In the trace view, Honeycomb can sometimes detect that not all of the spans describing a trace appear in the query results. Here is how Honeycomb can tell this:
A trace is made of many spans, all with the same Trace ID. They connect to each other with their Span ID and Parent Span ID fields.
For example, examine these three spans:
Trace ID | Span ID | Parent Span ID | Name |
---|---|---|---|
0123456789abcdef0123456789abcdef | aaaaaaaaaaaaaaaa | root span | |
0123456789abcdef0123456789abcdef | bbbbbbbbbbbbbbbb | aaaaaaaaaaaaaaaa | second span |
0123456789abcdef0123456789abcdef | cccccccccccccccc | bbbbbbbbbbbbbbbb | third span |
When Honeycomb assembles the trace, it connects each span under its parent span, using the values in Span ID and Parent Span ID.

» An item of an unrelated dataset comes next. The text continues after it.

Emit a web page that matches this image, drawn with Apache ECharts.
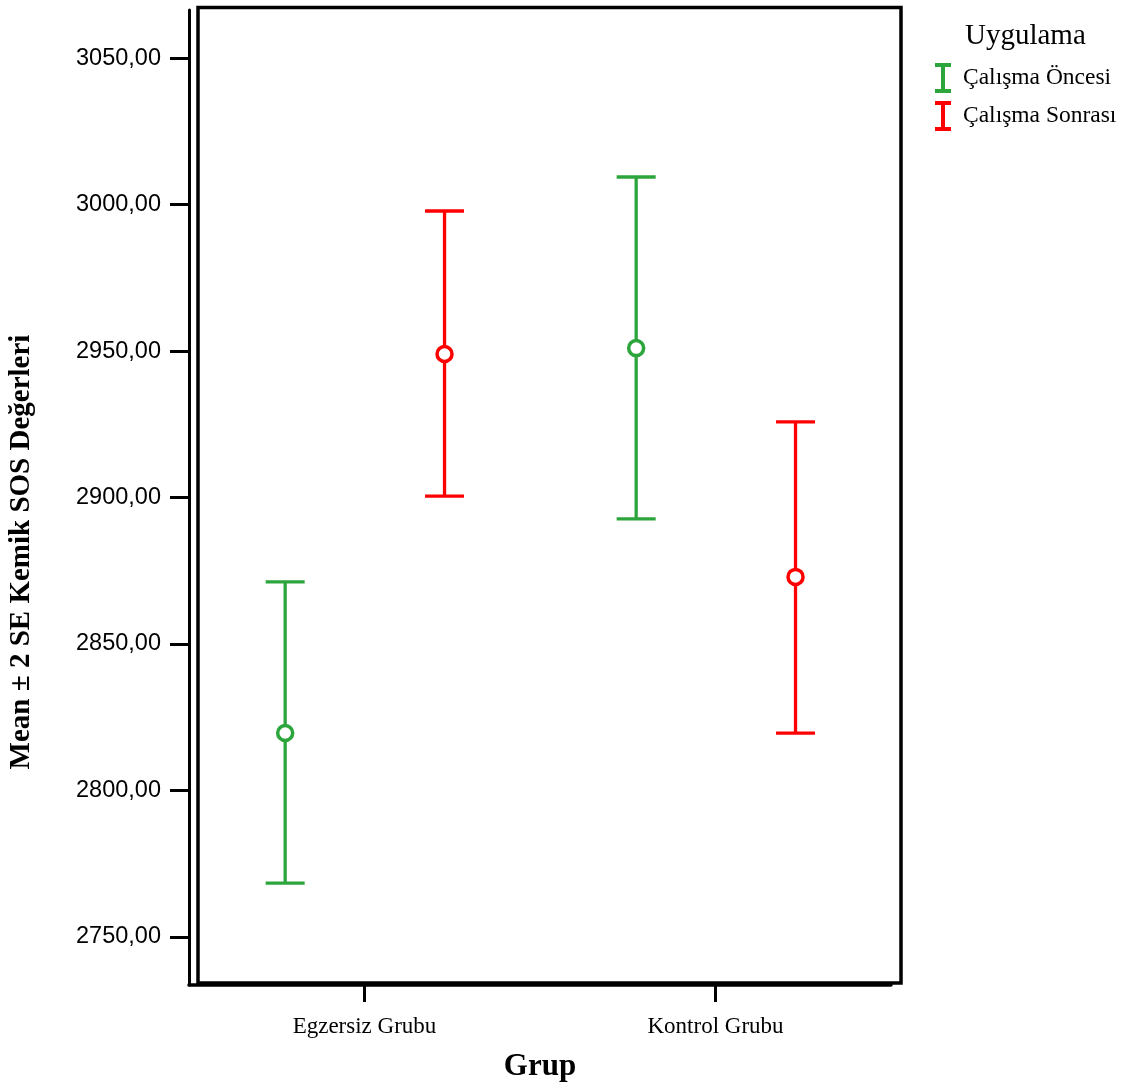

Sometimes, the Parent Span does not exist. In this situation, the data Honeycomb retrieves may look similar to this example, which duplicates the earlier example without the named second span:
Trace ID | Span ID | Parent Span ID | Name |
---|---|---|---|
0123456789abcdef0123456789abcdef | aaaaaaaaaaaaaaaa | root span | |
0123456789abcdef0123456789abcdef | cccccccccccccccc | bbbbbbbbbbbbbbbb | third span |
In this case, Honeycomb finds the third span’s parent span ID of bbbbbbbbbbbbbbbb
, but no span with span ID bbbbbbbbbbbbbbbb
.
This is a missing span situation.
Therefore, Honeycomb makes a guess, and in the trace view, places two rows underneath the trace’s root span: a row labeled “(missing)” and then a row for the named third span.
Spans have a long journey from your application to your screen, and they can go missing at any stage. This section starts with an overview, and then goes through several possibilities, starting with the easiest to fix.
Spans may be lost at any step, as labeled in the diagram below:
where each letter represents a step’s potential component:
Spans are emitted by every application that handles a request. Typically, spans go through a pipeline inside your network, which may include an OpenTelemetry Collector. From there, the spans cross the internet to Honeycomb’s ingestion endpoint. Once accepted, they are stored in Honeycomb’s database. Then, the Honeycomb UI retrieves the spans with a query to that database.
At every step in this process, at least one way exists for spans to be lost.
Let’s begin at the last point in the process, because it is the easiest to fix.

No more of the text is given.